* [DATASET RECORDS]
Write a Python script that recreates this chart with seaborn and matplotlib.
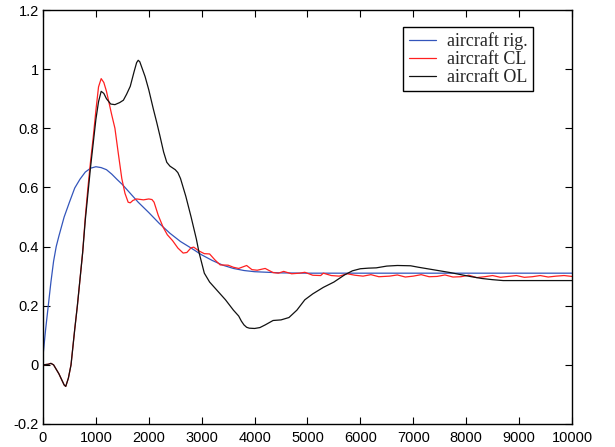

---

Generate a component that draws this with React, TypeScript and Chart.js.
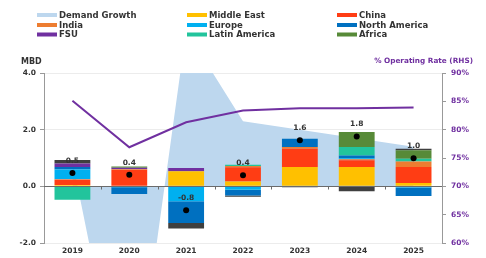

---

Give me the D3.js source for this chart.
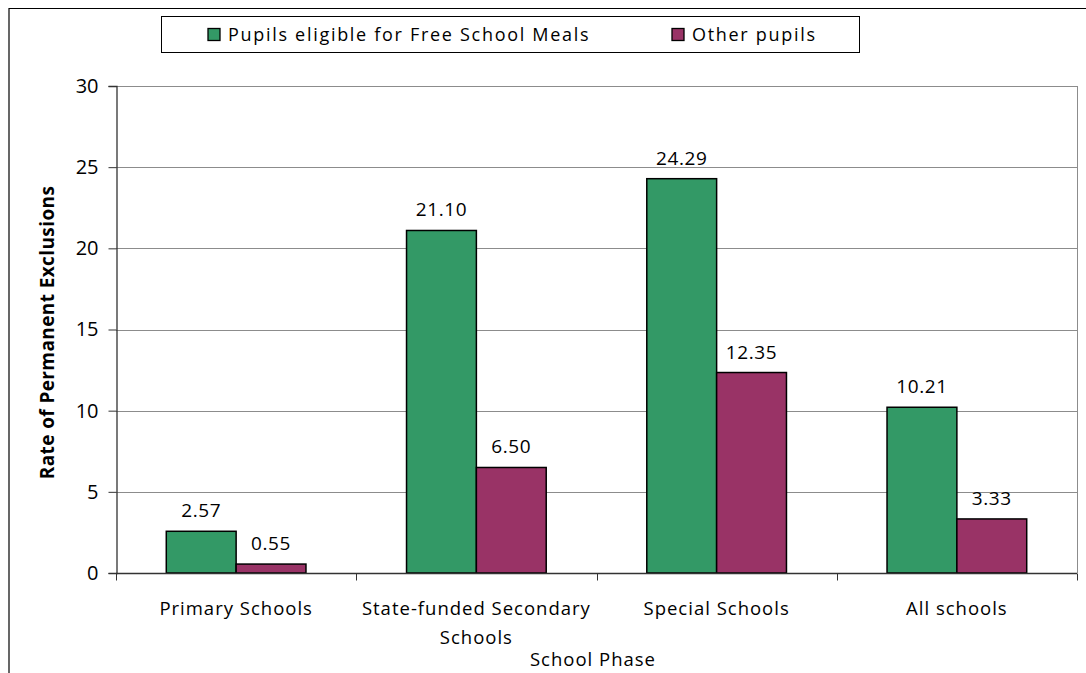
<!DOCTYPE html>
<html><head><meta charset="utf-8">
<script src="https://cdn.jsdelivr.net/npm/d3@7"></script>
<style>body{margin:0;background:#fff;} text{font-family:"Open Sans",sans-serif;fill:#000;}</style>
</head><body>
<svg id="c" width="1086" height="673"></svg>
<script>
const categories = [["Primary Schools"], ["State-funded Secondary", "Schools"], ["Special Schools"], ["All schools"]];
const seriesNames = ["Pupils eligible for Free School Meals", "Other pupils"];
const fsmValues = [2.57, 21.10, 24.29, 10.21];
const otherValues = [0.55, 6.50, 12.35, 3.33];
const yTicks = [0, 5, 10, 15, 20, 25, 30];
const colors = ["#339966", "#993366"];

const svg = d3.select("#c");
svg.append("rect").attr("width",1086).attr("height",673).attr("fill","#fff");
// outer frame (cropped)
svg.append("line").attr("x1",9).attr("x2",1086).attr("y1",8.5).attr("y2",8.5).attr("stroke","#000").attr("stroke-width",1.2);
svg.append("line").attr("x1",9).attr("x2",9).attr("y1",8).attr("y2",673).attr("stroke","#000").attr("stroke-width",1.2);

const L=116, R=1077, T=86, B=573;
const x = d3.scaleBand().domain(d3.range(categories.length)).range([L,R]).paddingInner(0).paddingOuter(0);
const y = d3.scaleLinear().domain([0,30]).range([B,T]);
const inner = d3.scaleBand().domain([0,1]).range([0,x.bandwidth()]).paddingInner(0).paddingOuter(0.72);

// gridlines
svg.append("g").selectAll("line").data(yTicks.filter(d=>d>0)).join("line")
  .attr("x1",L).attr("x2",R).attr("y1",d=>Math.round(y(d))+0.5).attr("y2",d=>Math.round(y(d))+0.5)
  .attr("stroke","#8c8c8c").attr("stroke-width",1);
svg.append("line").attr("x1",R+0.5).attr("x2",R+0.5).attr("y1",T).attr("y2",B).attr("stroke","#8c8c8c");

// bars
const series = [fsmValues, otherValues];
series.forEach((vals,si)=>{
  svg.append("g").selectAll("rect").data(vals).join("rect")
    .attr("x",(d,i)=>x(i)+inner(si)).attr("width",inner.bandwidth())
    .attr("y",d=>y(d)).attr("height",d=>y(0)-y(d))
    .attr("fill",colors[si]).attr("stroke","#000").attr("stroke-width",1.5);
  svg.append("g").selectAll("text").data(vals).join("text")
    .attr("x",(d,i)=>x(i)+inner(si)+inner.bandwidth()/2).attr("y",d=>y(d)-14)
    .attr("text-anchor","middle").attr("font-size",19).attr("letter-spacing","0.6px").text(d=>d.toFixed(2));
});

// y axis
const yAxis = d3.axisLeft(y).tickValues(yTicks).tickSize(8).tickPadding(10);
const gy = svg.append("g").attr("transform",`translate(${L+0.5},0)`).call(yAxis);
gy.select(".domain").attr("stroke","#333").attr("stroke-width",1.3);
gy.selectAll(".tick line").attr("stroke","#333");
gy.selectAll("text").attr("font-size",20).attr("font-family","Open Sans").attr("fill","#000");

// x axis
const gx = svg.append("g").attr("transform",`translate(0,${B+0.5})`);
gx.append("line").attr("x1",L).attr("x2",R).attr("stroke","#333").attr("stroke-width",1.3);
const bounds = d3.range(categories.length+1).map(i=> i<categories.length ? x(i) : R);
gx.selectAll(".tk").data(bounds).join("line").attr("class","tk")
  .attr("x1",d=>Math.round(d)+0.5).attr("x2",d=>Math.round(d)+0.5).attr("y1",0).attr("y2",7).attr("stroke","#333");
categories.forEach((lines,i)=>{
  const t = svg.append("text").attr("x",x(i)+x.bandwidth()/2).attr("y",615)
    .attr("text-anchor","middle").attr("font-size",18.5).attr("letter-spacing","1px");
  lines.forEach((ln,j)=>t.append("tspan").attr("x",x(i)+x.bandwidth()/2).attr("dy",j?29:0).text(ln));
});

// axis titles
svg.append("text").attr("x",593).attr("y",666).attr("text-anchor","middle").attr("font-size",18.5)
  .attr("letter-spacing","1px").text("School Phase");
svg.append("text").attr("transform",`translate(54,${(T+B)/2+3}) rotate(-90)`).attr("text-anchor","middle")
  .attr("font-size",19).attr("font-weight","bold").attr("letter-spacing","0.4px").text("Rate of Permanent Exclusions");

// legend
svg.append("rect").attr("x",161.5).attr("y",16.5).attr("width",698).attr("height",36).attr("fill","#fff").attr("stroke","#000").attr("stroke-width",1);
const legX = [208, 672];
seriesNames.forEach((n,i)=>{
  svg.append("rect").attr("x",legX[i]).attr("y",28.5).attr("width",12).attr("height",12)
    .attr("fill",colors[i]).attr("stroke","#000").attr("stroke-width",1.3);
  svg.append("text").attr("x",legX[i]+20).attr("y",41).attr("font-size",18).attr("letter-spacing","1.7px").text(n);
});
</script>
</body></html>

* [EXERCISE] From the data above, work out how many lines hold "that". Answer with the number alone.

* [EXERCISE SOLUTION] 2